AIM OF THE EXERCISE:
Find each line containing the word "chart" and report how many there are. Add nothing else.

DATASET EXCERPT:
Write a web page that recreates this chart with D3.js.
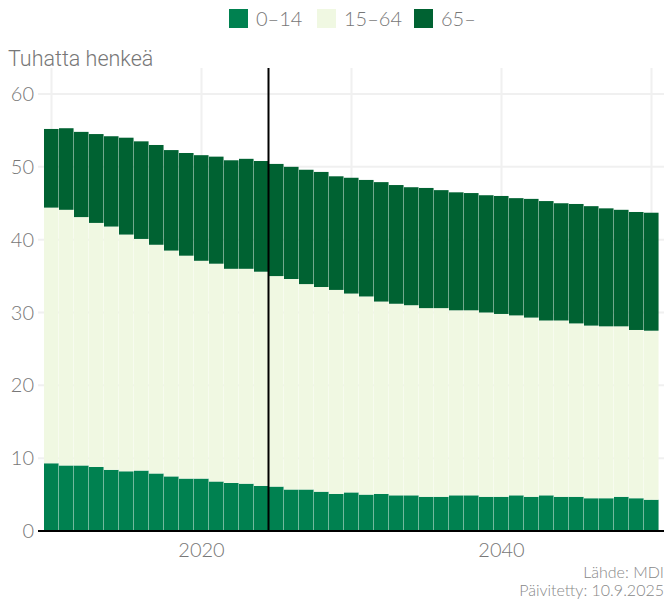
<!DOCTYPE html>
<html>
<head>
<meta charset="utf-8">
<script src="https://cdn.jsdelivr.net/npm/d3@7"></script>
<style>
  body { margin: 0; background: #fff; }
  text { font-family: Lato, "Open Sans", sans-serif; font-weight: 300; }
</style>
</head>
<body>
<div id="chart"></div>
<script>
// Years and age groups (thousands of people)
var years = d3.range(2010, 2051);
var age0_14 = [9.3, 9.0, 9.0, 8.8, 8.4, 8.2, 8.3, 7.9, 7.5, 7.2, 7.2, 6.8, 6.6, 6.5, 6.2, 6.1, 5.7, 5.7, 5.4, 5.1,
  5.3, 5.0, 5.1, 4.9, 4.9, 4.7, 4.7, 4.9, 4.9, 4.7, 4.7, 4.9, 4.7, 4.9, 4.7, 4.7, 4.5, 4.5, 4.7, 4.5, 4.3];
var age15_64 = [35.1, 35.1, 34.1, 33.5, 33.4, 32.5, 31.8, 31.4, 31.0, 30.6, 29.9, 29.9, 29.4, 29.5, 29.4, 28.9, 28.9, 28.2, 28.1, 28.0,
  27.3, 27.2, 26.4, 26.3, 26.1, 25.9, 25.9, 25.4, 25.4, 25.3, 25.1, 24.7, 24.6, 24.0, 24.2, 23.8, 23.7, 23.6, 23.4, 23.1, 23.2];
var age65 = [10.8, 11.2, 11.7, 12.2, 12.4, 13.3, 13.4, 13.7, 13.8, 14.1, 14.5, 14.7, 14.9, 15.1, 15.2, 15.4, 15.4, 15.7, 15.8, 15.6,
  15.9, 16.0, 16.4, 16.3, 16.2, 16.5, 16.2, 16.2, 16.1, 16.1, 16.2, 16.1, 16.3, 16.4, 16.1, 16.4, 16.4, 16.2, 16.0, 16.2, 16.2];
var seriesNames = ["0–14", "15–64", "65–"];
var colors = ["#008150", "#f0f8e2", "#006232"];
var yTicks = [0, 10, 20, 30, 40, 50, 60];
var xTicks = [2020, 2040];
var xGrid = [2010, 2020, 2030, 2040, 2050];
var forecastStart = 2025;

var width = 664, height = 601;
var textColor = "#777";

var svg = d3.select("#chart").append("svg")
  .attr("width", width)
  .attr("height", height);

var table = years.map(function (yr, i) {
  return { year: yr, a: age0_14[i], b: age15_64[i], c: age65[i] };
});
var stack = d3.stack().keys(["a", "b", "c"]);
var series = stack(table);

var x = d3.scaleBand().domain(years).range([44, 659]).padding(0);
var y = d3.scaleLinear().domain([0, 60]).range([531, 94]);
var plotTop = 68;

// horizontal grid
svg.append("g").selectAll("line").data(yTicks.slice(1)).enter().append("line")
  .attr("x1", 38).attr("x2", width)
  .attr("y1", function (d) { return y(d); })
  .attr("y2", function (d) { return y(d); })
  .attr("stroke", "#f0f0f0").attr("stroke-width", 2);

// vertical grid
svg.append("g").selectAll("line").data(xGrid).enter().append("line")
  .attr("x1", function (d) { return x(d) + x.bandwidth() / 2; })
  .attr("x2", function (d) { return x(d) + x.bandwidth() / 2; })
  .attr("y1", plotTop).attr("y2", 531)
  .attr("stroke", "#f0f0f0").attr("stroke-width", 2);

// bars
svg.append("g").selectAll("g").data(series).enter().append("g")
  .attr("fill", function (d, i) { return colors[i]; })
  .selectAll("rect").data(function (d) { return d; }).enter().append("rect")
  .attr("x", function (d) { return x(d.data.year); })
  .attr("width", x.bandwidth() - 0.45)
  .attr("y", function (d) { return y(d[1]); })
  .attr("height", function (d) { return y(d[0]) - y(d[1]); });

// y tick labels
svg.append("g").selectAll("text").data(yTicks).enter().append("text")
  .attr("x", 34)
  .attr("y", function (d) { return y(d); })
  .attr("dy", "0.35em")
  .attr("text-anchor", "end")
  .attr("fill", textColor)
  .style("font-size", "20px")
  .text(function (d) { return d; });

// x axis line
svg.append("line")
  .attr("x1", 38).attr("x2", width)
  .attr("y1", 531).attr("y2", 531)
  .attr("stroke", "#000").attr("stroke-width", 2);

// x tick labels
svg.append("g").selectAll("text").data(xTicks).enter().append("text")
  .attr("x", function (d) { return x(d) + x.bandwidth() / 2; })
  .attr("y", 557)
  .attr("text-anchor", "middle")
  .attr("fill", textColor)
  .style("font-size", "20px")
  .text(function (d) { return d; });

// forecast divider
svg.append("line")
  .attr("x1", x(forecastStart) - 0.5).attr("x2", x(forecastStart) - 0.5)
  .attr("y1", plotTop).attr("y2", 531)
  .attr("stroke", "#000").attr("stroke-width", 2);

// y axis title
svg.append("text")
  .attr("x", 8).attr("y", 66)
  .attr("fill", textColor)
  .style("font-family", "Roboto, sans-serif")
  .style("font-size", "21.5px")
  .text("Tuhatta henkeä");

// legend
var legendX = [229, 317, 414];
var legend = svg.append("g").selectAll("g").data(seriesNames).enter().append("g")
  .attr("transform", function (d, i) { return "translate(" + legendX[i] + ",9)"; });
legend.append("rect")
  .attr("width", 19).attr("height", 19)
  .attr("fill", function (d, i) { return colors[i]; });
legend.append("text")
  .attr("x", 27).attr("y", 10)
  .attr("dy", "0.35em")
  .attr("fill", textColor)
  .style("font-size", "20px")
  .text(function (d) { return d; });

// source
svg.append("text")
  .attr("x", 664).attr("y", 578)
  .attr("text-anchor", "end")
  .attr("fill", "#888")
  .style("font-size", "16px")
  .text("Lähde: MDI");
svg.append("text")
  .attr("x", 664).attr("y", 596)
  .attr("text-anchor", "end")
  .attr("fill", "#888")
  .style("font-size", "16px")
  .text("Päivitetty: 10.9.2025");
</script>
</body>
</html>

OUTPUT:
3